Please sponsor my 5k swim coming up in April and help support Marie Curie Cancer Care, an organisation which provides home nursing care to people with terminal illnesses.

I was reading along in Whit Griffin’s new Beard of Bees chapbook, Solomon’s Seal, enjoying the ambiguities, mundane mysticism, and blended mythological motifs when I came upon these lines:

Resident celibates, and those of the feminine
gland, fear not the frotteur, waiting for the parade.
It’s not a feel to worry on.

Isn’t it nice when male poets casually drop references to street harassment and  sexual assault into their work? By addressing “[r]esident celibates” along with “those of the feminine / gland” (so much more clever than just saying women!), he even manages to reference the idea that women who don’t enjoy being hit on and objectified are asexual.
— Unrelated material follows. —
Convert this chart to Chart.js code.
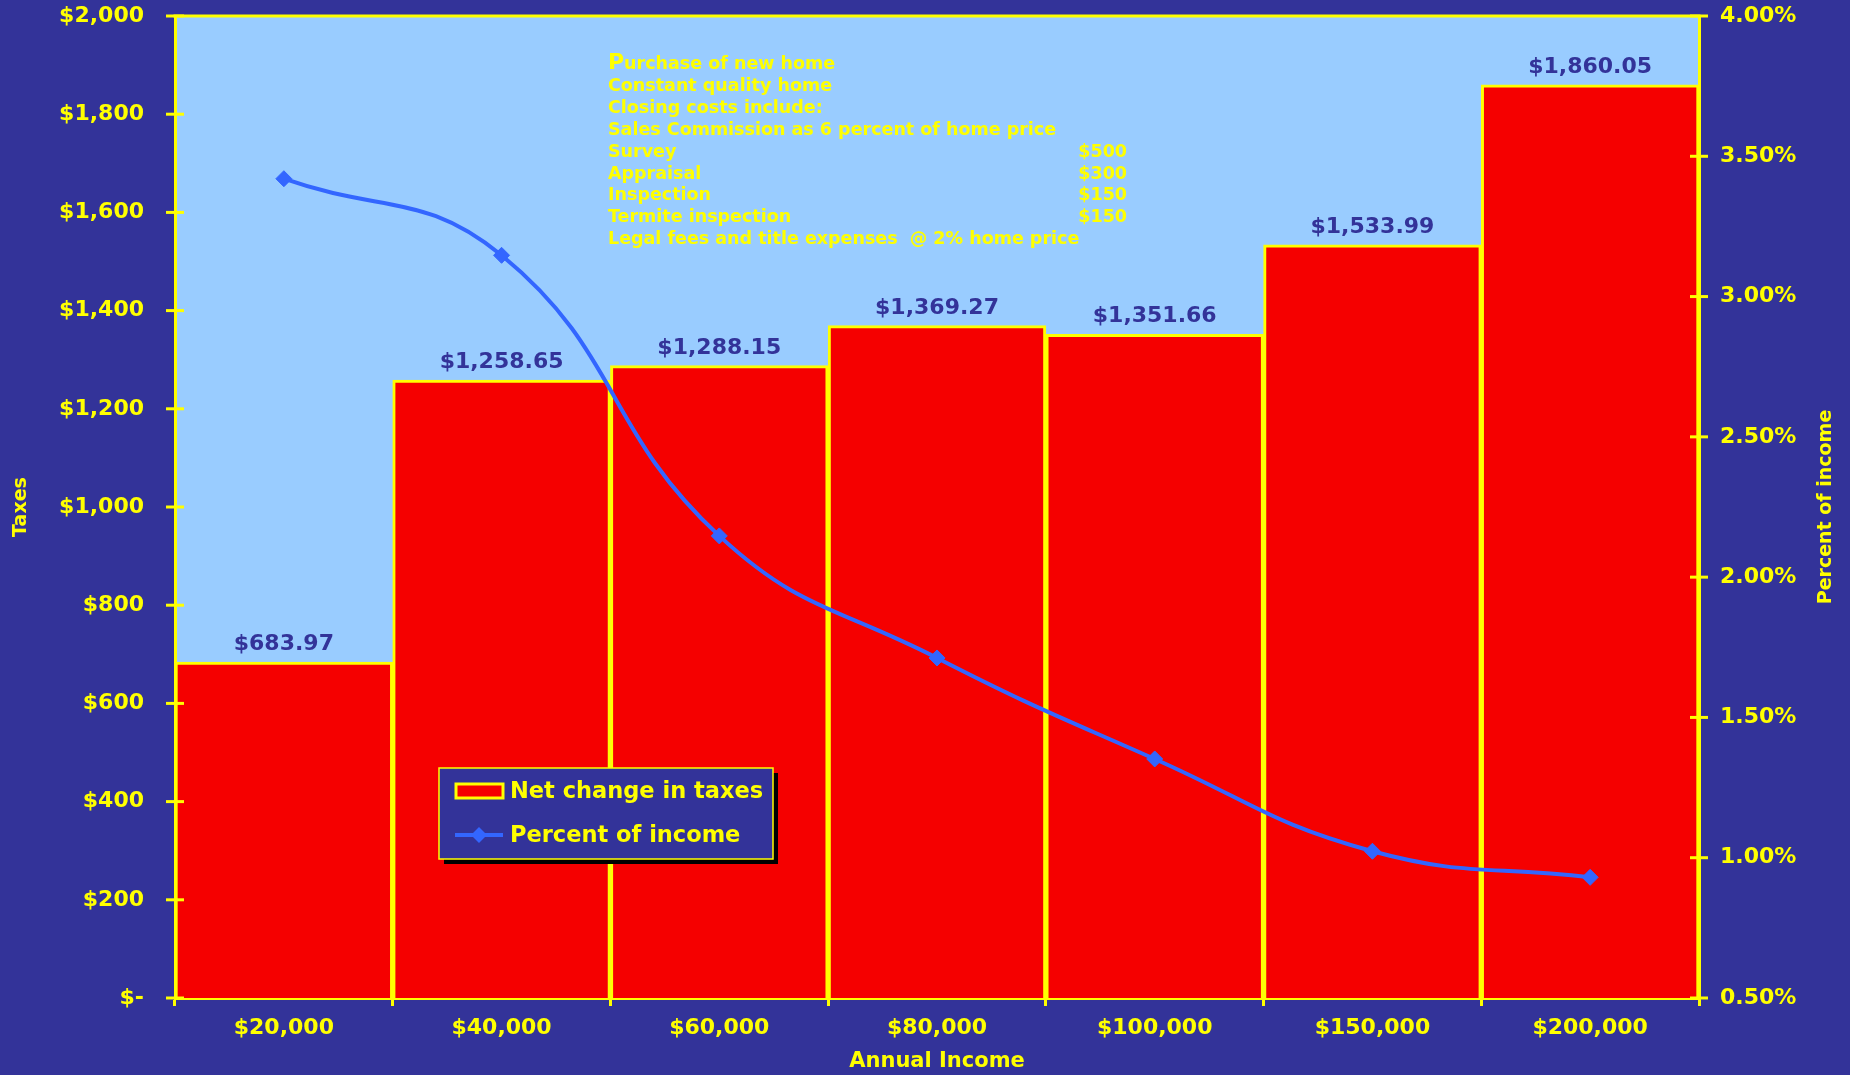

Now, I suppose it could be argued that the deliberately odd language is intended to show the statement as absurd, but within the context of the poems, the language isn’t so unusual.

Maybe, then, it could also be argued that the lines are part of building the character of the speaker, showing the rest of the statements to be absurd and problematic. This ignores the reality that the ideas which underly the lines I quoted are unfortunately commonly held: namely, that street harassment isn’t a big deal and that women who don’t feel complimented by it are defective. If such opinions were widely considered repulsive, if the poem were written for consumption by an explicitly feminist audience, these lines could function to impugn the narrator’s other statements. Even still, it would be a problematically unconcerned use of a real issue women face; my pain is not your literary device.

Frankly, it wouldn’t be difficult to read these lines as connected to suggestions of religious and mystical fertility and thus as a celebration of frottage in which consent is irrelevant. In all fairness, however, I think that would be a reading that ignored the general ambiguities of the work.

Perhaps Whit Griffin had some very good intent here that I’m just not seeing. Overall, it seems to me that the uncertainties that make the rest of the work so delightful (and playful) are precisely what make these lines offensive. Too bad they’re offensive to people already oppressed rather than the powerful.